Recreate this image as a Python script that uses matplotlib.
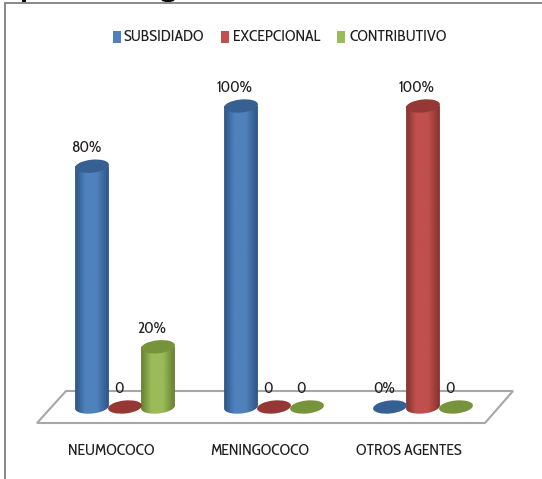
import numpy as np
import matplotlib
matplotlib.use("Agg")
import matplotlib.pyplot as plt
from matplotlib.patches import Ellipse, PathPatch, Polygon, Rectangle
from matplotlib.path import Path as MPath
from matplotlib.colors import LinearSegmentedColormap
from matplotlib.transforms import Affine2D, IdentityTransform

# -------------------------------------------------
# Data
# -------------------------------------------------

CATEGORIES = ["NEUMOCOCO", "MENINGOCOCO", "OTROS AGENTES"]
SERIES = ["SUBSIDIADO", "EXCEPCIONAL", "CONTRIBUTIVO"]
SUBSIDIADO = [80, 100, 0]
EXCEPCIONAL = [0, 0, 100]
CONTRIBUTIVO = [20, 0, 0]
LABELS_SUBSIDIADO = ["80%", "100%", "0%"]
LABELS_EXCEPCIONAL = ["0", "0", "100%"]
LABELS_CONTRIBUTIVO = ["20%", "0", "0"]

# -------------------------------------------------
# Style
# -------------------------------------------------

W, H = 542, 479
PX_X = 149.0  # pixels per category
PX_Y = 3.01  # pixels per percent
X0_PX = 125.0
Y0_PX = 407.0
BAR_STEP = 33.0 / PX_X
RX, RY = 17.0, 6.5  # cylinder ellipse radii, pixels
TILT = np.deg2rad(6)

COLORS = {
    "SUBSIDIADO": ("#4f81bd", "#2c5584", "#376092"),
    "EXCEPCIONAL": ("#c0504d", "#853230", "#953735"),
    "CONTRIBUTIVO": ("#9bbb59", "#64802f", "#77933c"),
}
TEXT = "#1f1f1f"
FS = 11.5
plt.rcParams["font.family"] = ["Cabin Condensed", "Lato", "DejaVu Sans"]


def draw_cylinder(ax, x, value, name):
    main, dark, top = COLORS[name]
    cx, cy_top = ax.transData.transform((x, value))
    _, cy_base = ax.transData.transform((x, 0))

    if value > 0:
        cmap = LinearSegmentedColormap.from_list(
            "cyl", [(0, dark), (0.3, main), (0.65, main), (1, dark)]
        )
        grad = np.linspace(0, 1, 64).reshape(1, -1)
        im = ax.imshow(grad, extent=[x - RX / PX_X, x + RX / PX_X, -3, value],
                       cmap=cmap, aspect="auto", origin="lower", zorder=3)
        # body outline: straight sides, tilted lower half of the base ellipse
        t = np.linspace(np.pi, 2 * np.pi, 40)
        ex = cx + RX * np.cos(t) * np.cos(TILT) - RY * np.sin(t) * np.sin(TILT)
        ey = cy_base + RX * np.cos(t) * np.sin(TILT) + RY * np.sin(t) * np.cos(TILT)
        verts = np.column_stack([
            np.r_[ex[0], ex, ex[-1], ex[0]],
            np.r_[cy_top, ey, cy_top, cy_top],
        ])
        clip = PathPatch(MPath(verts, closed=True), transform=IdentityTransform(),
                         fc="none", ec="none")
        ax.add_patch(clip)
        im.set_clip_path(clip)

    ax.add_patch(Ellipse((cx, cy_top), 2 * RX, 2 * RY, angle=np.rad2deg(TILT),
                         transform=IdentityTransform(), fc=top, ec="none", zorder=4))


def main():
    fig = plt.figure(figsize=(W / 100, H / 100), dpi=100, facecolor="white")
    ax = fig.add_axes([0, 0, 1, 1])
    ax.set_xlim((0 - X0_PX) / PX_X, (W - X0_PX) / PX_X)
    ax.set_ylim((Y0_PX - H) / PX_Y, Y0_PX / PX_Y)
    ax.axis("off")

    # pixel coordinates, origin top left, for frame, floor and legend
    px = Affine2D().scale(1, -1).translate(0, H)

    # chart frame, open to the right and bottom of the picture
    ax.plot([5, 5, W], [H, 3, 3], transform=px, color="#808080", lw=1.3, zorder=1,
            solid_joinstyle="miter")

    # descenders of the heading cut off by the frame
    ax.add_patch(Rectangle((22, 0), 4, 2, transform=px, fc="black", ec="none", zorder=2))
    ax.add_patch(Ellipse((168, 0), 13, 4, transform=px, fc="black", ec="none", zorder=2))

    # floor
    ax.add_patch(Polygon([(37, 423), (66, 391), (513, 391), (485, 423)], closed=True,
                         transform=px, fc="white", ec="#a6a6a6", lw=1.5, zorder=2))

    for s, (name, values, labels) in enumerate(zip(
            SERIES,
            [SUBSIDIADO, EXCEPCIONAL, CONTRIBUTIVO],
            [LABELS_SUBSIDIADO, LABELS_EXCEPCIONAL, LABELS_CONTRIBUTIVO])):
        for c, (v, lab) in enumerate(zip(values, labels)):
            x = c + (s - 1) * BAR_STEP
            draw_cylinder(ax, x, v, name)
            ax.text(x - 6 / PX_X, v + 18 / PX_Y, lab, ha="center", va="center",
                    fontsize=FS, color=TEXT, zorder=5)

    for c, cat in enumerate(CATEGORIES):
        ax.text(c - 14 / PX_X, (Y0_PX - 451) / PX_Y, cat, ha="center", va="center",
                fontsize=FS, color=TEXT, zorder=5)

    # legend
    for name, sq_x, txt_x in zip(SERIES, [113, 221, 337], [124, 233, 350]):
        ax.add_patch(Rectangle((sq_x, 31), 8, 12, transform=px, fc=COLORS[name][0],
                               ec="none", zorder=5))
        ax.text(txt_x, 37, name, transform=px, ha="left", va="center",
                fontsize=FS, color=TEXT, zorder=5)

    fig.savefig("out.png", dpi=100)
    plt.close(fig)


if __name__ == "__main__":
    main()
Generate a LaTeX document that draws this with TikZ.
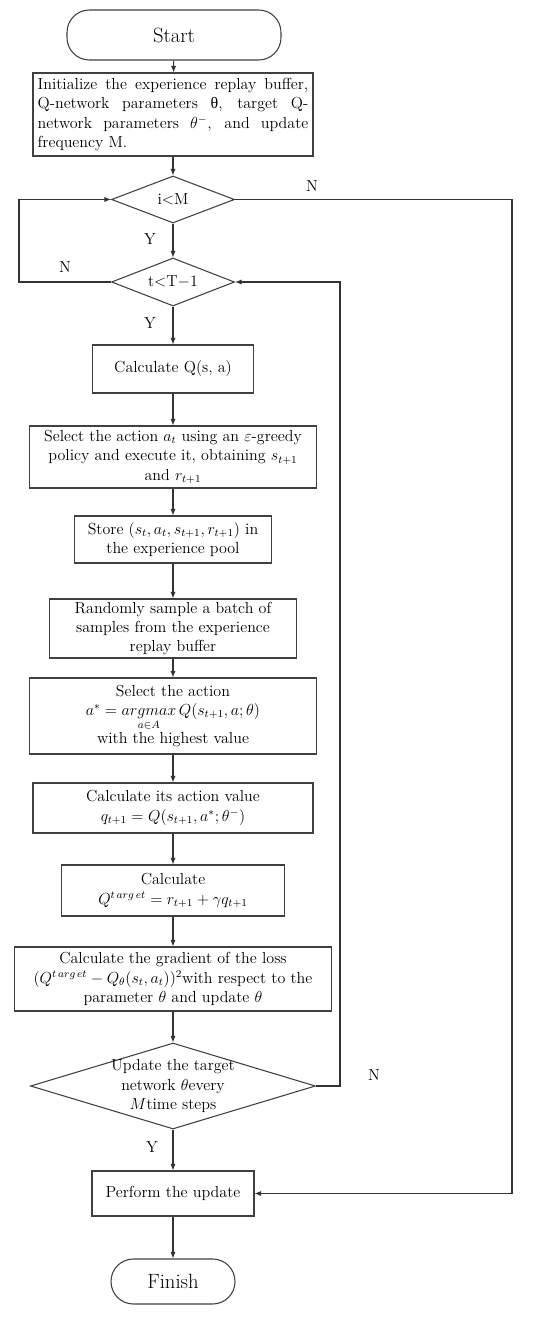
\documentclass[tikz,border=0pt]{standalone}
\usepackage{fontspec}
\newfontfamily\grk{Liberation Serif}
\usetikzlibrary{shapes.geometric,arrows.meta}
\begin{document}
\begin{tikzpicture}[x=0.75pt,y=-0.75pt,
 every node/.style={font=\fontsize{12}{14.6}\selectfont, text=black},
 box/.style={draw=black!75, line width=0.8pt, inner sep=1pt, align=center},
 term/.style={box, rounded corners=16.8pt, font=\fontsize{15.5}{18}\selectfont},
 dec/.style={draw=black!75, line width=0.8pt, diamond, inner sep=0pt},
 arr/.style={draw=black!80, line width=0.8pt, -{Latex[length=5pt,width=4pt]}},
 lbl/.style={font=\fontsize{12}{14}\selectfont}]
\useasboundingbox (0,0) rectangle (550,1317);

\node[term, minimum width=160.5pt, minimum height=37.5pt] (start) at (174,35) {Start};
\node[box, minimum width=210pt, minimum height=62.25pt, align=justify, text width=203pt] (init) at (173,114.5)
 {Initialize the experience replay buffer,\linebreak Q-network parameters {\grk θ}, target Q-\linebreak network parameters $\theta^{-}$, and update\linebreak frequency M.};
\node[dec, minimum width=92.25pt, minimum height=35.25pt] (d1) at (173,199.5) {};
\node at (d1) {i$<$M};
\node[dec, minimum width=92.25pt, minimum height=36pt] (d2) at (173,282) {};
\node at (d2) {t$<$T$-$1};
\node[box, minimum width=120.75pt, minimum height=36pt] (cq) at (173,369) {Calculate Q(s, a)};
\node[box, minimum width=215.25pt, minimum height=46.5pt] (sel) at (173,457)
 {Select the action $a_t$ using an $\varepsilon$-greedy\\policy and execute it, obtaining $s_{t+1}$\\and $r_{t+1}$};
\node[box, minimum width=147.75pt, minimum height=35.25pt] (store) at (173,539.5)
 {Store $(s_t,a_t,s_{t+1},r_{t+1})$ in\\the experience pool};
\node[box, minimum width=185.25pt, minimum height=44.25pt] (rand) at (173,628.5)
 {Randomly sample a batch of\\samples from the experience\\replay buffer};
\node[box, minimum width=215.25pt, minimum height=57pt] (sela) at (173,716)
 {Select the action\\$a^{*}=\mathop{argmax}\limits_{a\in A}Q(s_{t+1},a;\theta)$\\[1pt]with the highest value};
\node[box, minimum width=210pt, minimum height=37.5pt] (cv) at (173,808)
 {Calculate its action value\\$q_{t+1}=Q(s_{t+1},a^{*};\theta^{-})$};
\node[box, minimum width=167.25pt, minimum height=38.25pt] (ct) at (173,890.5)
 {Calculate\\$Q^{t\,arg\,et}=r_{t+1}+\gamma q_{t+1}$};
\node[box, minimum width=237.75pt, minimum height=48pt] (grad) at (173,979)
 {Calculate the gradient of the loss\\$(Q^{t\,arg\,et}-Q_{\theta}(s_t,a_t))^2$with respect to the\\parameter $\theta$ and update $\theta$};
\node[dec, minimum width=213.75pt, minimum height=64.5pt] (d3) at (173,1086) {};
\node[align=center] at (d3) {Update the target\\network $\theta$every\\$M$time steps};
\node[box, minimum width=121.5pt, minimum height=33.75pt] (perf) at (173,1193.5) {Perform the update};
\node[term, minimum width=93pt, minimum height=33.75pt] (fin) at (173,1281.5) {Finish};

\draw[arr] (start) -- (init);
\draw[arr] (init) -- (d1);
\draw[arr] (d1) -- (d2);
\draw[arr] (d2) -- (cq);
\draw[arr] (cq) -- (sel);
\draw[arr] (sel) -- (store);
\draw[arr] (store) -- (rand);
\draw[arr] (rand) -- (sela);
\draw[arr] (sela) -- (cv);
\draw[arr] (cv) -- (ct);
\draw[arr] (ct) -- (grad);
\draw[arr] (grad) -- (d3);
\draw[arr] (d3) -- (perf);
\draw[arr] (perf) -- (fin);

\draw[arr] (d1.east) -- (512,199.5) |- (perf.east);
\draw[arr] (d2.west) -- (19,282) |- (d1.west);
\draw[arr] (d3.east) -- (340,1086) |- (d2.east);

\node[lbl] (n1) at (312,186) {N};
\node[lbl] (y1) at (150,239) {Y};
\node[lbl] (n2) at (65,267) {N};
\node[lbl] (y2) at (150,323) {Y};
\node[lbl] (n3) at (374,1075) {N};
\node[lbl] (y3) at (152,1147) {Y};
\end{tikzpicture}
\end{document}
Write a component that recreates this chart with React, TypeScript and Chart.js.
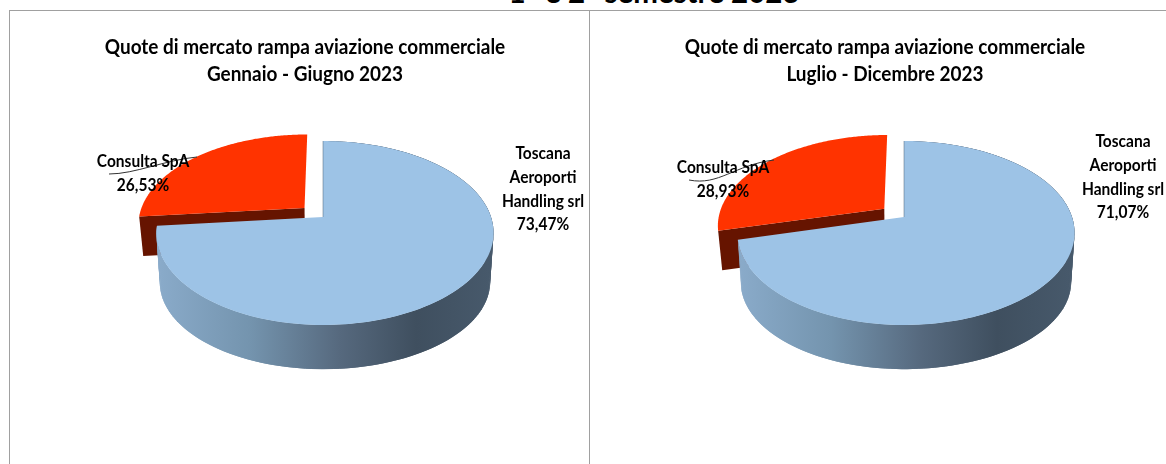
import React, { useEffect, useRef } from "react";
import { Chart, registerables } from "chart.js";

Chart.register(...registerables);

const sliceNames = ["Toscana Aeroporti Handling srl", "Consulta SpA"];
const firstHalfValues = [73.47, 26.53];
const secondHalfValues = [71.07, 28.93];
const sliceColors = ["#9dc3e6", "#ff3300"];
const firstHalfTitle = ["Quote di mercato rampa aviazione commerciale", "Gennaio - Giugno 2023"];
const secondHalfTitle = ["Quote di mercato rampa aviazione commerciale", "Luglio - Dicembre 2023"];
const pageTitle = "1° e 2° semestre 2023";
const FONT = "Lato";

type Cfg = {
  cx: number; cy: number; labelA: { x: number; y: number; lines: string[] };
  labelB: { x: number; y: number; lines: string[] };
  leader: number[];
};

const A = 166, B = 89.2, K = 0.174, EXPLODE = 0.153, WIDEN = 2;

function project(c: Cfg, u: number, v: number, widen = 0) {
  const w = 1 + K * v;
  return { x: c.cx + (A * u) / w + widen * Math.abs(u), y: c.cy - (B * v) / w };
}
function lowerBlue(c: Cfg, p: { x: number; y: number }) {
  return { x: c.cx + 1 + (p.x - c.cx - 1) * 0.98, y: c.cy + 50 + (p.y - c.cy) * 0.946 };
}
function lowerRed(c: Cfg, p: { x: number; y: number }) {
  return { x: c.cx + (p.x - c.cx) * 0.978, y: p.y + 39.5 };
}

const pie3d = {
  id: "pie3d",
  beforeDraw(chart: any) {
    const ctx: CanvasRenderingContext2D = chart.ctx;
    const mid = chart.width / 2;
    ctx.save();
    ctx.translate(mid, 0);
    ctx.scale(0.948, 1);
    ctx.translate(-mid, 0);
  },
  beforeDatasetsDraw(chart: any) {
    chart.ctx.restore();
  },
  beforeDatasetDraw(chart: any, _args: any, opts: Cfg) {
    const ctx: CanvasRenderingContext2D = chart.ctx;
    const arcs = chart.getDatasetMeta(0).data;
    const colors = chart.data.datasets[0].backgroundColor;
    const order = [1, 0];
    for (const i of order) {
      const arc = arcs[i];
      const start = arc.startAngle, end = arc.endAngle;
      const mid = (start + end) / 2;
      const d = i === 1 ? EXPLODE : 0;
      const widen = i === 0 ? WIDEN : 0;
      const ox = d * Math.cos(mid), oy = -d * Math.sin(mid);
      const apex = project(opts, ox, oy, widen);
      const rim: { x: number; y: number }[] = [];
      const n = 160;
      for (let j = 0; j <= n; j++) {
        const a = start + ((end - start) * j) / n;
        rim.push(project(opts, ox + Math.cos(a), oy - Math.sin(a), widen));
      }
      if (i === 1) {
        const tip = rim[0];
        const a2 = lowerRed(opts, apex), t2 = lowerRed(opts, tip);
        ctx.beginPath();
        ctx.moveTo(apex.x, apex.y);
        ctx.lineTo(tip.x, tip.y);
        ctx.lineTo(t2.x, t2.y);
        ctx.lineTo(a2.x, a2.y);
        ctx.closePath();
        ctx.fillStyle = "#661400";
        ctx.fill();
      } else {
        const g = ctx.createLinearGradient(opts.cx - A, 0, opts.cx + A, 0);
        g.addColorStop(0, "#8aabca");
        g.addColorStop(0.28, "#7494ae");
        g.addColorStop(0.55, "#56697e");
        g.addColorStop(0.78, "#3f4f5f");
        g.addColorStop(1, "#47596b");
        ctx.fillStyle = g;
        for (let j = 0; j < rim.length - 2; j++) {
          const p = rim[j], r = rim[j + 2];
          const q1 = lowerBlue(opts, r), q2 = lowerBlue(opts, p);
          ctx.beginPath();
          ctx.moveTo(p.x, p.y);
          ctx.lineTo(r.x, r.y);
          ctx.lineTo(q1.x, q1.y);
          ctx.lineTo(q2.x, q2.y);
          ctx.closePath();
          ctx.fill();
        }
      }
      ctx.beginPath();
      ctx.moveTo(apex.x, apex.y);
      rim.forEach((p) => ctx.lineTo(p.x, p.y));
      ctx.closePath();
      ctx.fillStyle = colors[i];
      ctx.fill();
      if (i === 0) {
        const top = rim[0];
        ctx.beginPath();
        ctx.moveTo(top.x, top.y);
        ctx.lineTo(apex.x, apex.y);
        ctx.strokeStyle = "rgba(80,100,120,0.5)";
        ctx.lineWidth = 1;
        ctx.stroke();
      }
    }
    return false;
  },
  afterDatasetsDraw(chart: any, _args: any, opts: Cfg) {
    const ctx: CanvasRenderingContext2D = chart.ctx;
    const l = opts.leader;
    ctx.beginPath();
    ctx.moveTo(l[0], l[1]);
    ctx.bezierCurveTo(l[2], l[3], l[4], l[5], l[6], l[7]);
    ctx.strokeStyle = "#333";
    ctx.lineWidth = 1;
    ctx.stroke();
    ctx.fillStyle = "#000";
    ctx.font = `bold 16.5px ${FONT}`;
    ctx.textAlign = "center";
    ctx.textBaseline = "middle";
    for (const lab of [opts.labelA, opts.labelB]) {
      lab.lines.forEach((t, i) => {
        ctx.save();
        ctx.translate(lab.x, lab.y + i * 23.6);
        ctx.scale(0.94, 1);
        ctx.fillText(t, 0, 0);
        ctx.restore();
      });
    }
  },
};

function Pie({ values, title, cfg, style }: { values: number[]; title: string[]; cfg: Cfg; style: React.CSSProperties }) {
  const ref = useRef<HTMLCanvasElement>(null);
  useEffect(() => {
    const chart = new Chart(ref.current!, {
      type: "pie",
      data: { labels: sliceNames, datasets: [{ data: values, backgroundColor: sliceColors, borderWidth: 0 }] },
      options: {
        animation: false,
        responsive: false,
        plugins: {
          legend: { display: false },
          tooltip: { enabled: false },
          title: {
            display: true,
            text: title,
            color: "#000",
            font: { family: FONT, size: 20, weight: "bold", lineHeight: 1.35 },
            padding: { top: 34, bottom: 0 },
          },
          pie3d: cfg,
        } as any,
      },
      plugins: [pie3d],
    } as any);
    return () => chart.destroy();
  }, []);
  return <canvas ref={ref} width={style.width as number} height={464} style={{ position: "absolute", top: 0, ...style }} />;
}

const leftCfg: Cfg = {
  cx: 323, cy: 217,
  labelA: { x: 543, y: 154, lines: ["Toscana", "Aeroporti", "Handling srl", firstHalfValues[0].toFixed(2).replace(".", ",") + "%"] },
  labelB: { x: 143, y: 162, lines: ["Consulta SpA", firstHalfValues[1].toFixed(2).replace(".", ",") + "%"] },
  leader: [109, 174, 135, 174, 165, 160, 197, 157],
};
const rightCfg: Cfg = {
  cx: 300, cy: 217,
  labelA: { x: 519, y: 142, lines: ["Toscana", "Aeroporti", "Handling srl", secondHalfValues[0].toFixed(2).replace(".", ",") + "%"] },
  labelB: { x: 119, y: 168, lines: ["Consulta SpA", secondHalfValues[1].toFixed(2).replace(".", ",") + "%"] },
  leader: [85, 180, 115, 186, 130, 165, 170, 160],
};

export default function App() {
  return (
    <div style={{ position: "fixed", left: 0, top: 0, width: 1166, height: 464, overflow: "hidden", background: "#fff" }}>
      <div style={{ position: "absolute", left: 354, width: 600, top: -25, textAlign: "center", fontFamily: FONT, fontWeight: 700, fontSize: 29.5, lineHeight: "34px", color: "#000" }}>
        {pageTitle}
      </div>
      <div style={{ position: "absolute", left: 9, top: 10, width: 1157, height: 1, background: "#a0a0a0" }} />
      <div style={{ position: "absolute", left: 9, top: 10, width: 1, height: 454, background: "#a0a0a0" }} />
      <div style={{ position: "absolute", left: 589, top: 10, width: 1, height: 454, background: "#a0a0a0" }} />
      <Pie values={firstHalfValues} title={firstHalfTitle} cfg={leftCfg} style={{ left: 0, width: 610 }} />
      <Pie values={secondHalfValues} title={secondHalfTitle} cfg={rightCfg} style={{ left: 604, width: 562 }} />
    </div>
  );
}
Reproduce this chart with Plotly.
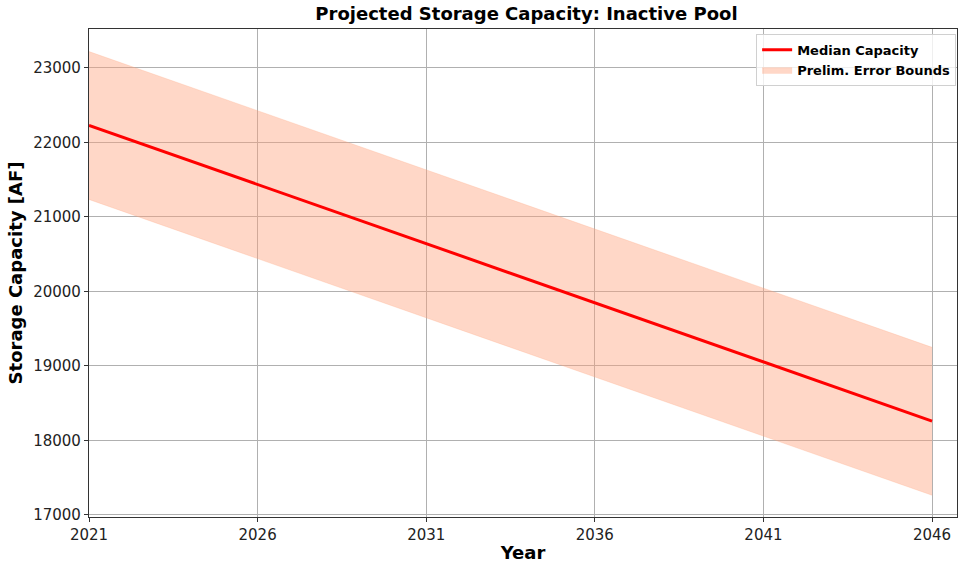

▶ _Task directions_
Transcribe only the lines above that start at the line containing "Write a component" and end at the line containing "const A = 166, B". Omit pictures.

▶ _Response to this task_
Write a component that recreates this chart with React, TypeScript and Chart.js.
import React, { useEffect, useRef } from "react";
import { Chart, registerables } from "chart.js";

Chart.register(...registerables);

const sliceNames = ["Toscana Aeroporti Handling srl", "Consulta SpA"];
const firstHalfValues = [73.47, 26.53];
const secondHalfValues = [71.07, 28.93];
const sliceColors = ["#9dc3e6", "#ff3300"];
const firstHalfTitle = ["Quote di mercato rampa aviazione commerciale", "Gennaio - Giugno 2023"];
const secondHalfTitle = ["Quote di mercato rampa aviazione commerciale", "Luglio - Dicembre 2023"];
const pageTitle = "1° e 2° semestre 2023";
const FONT = "Lato";

type Cfg = {
  cx: number; cy: number; labelA: { x: number; y: number; lines: string[] };
  labelB: { x: number; y: number; lines: string[] };
  leader: number[];
};

const A = 166, B = 89.2, K = 0.174, EXPLODE = 0.153, WIDEN = 2;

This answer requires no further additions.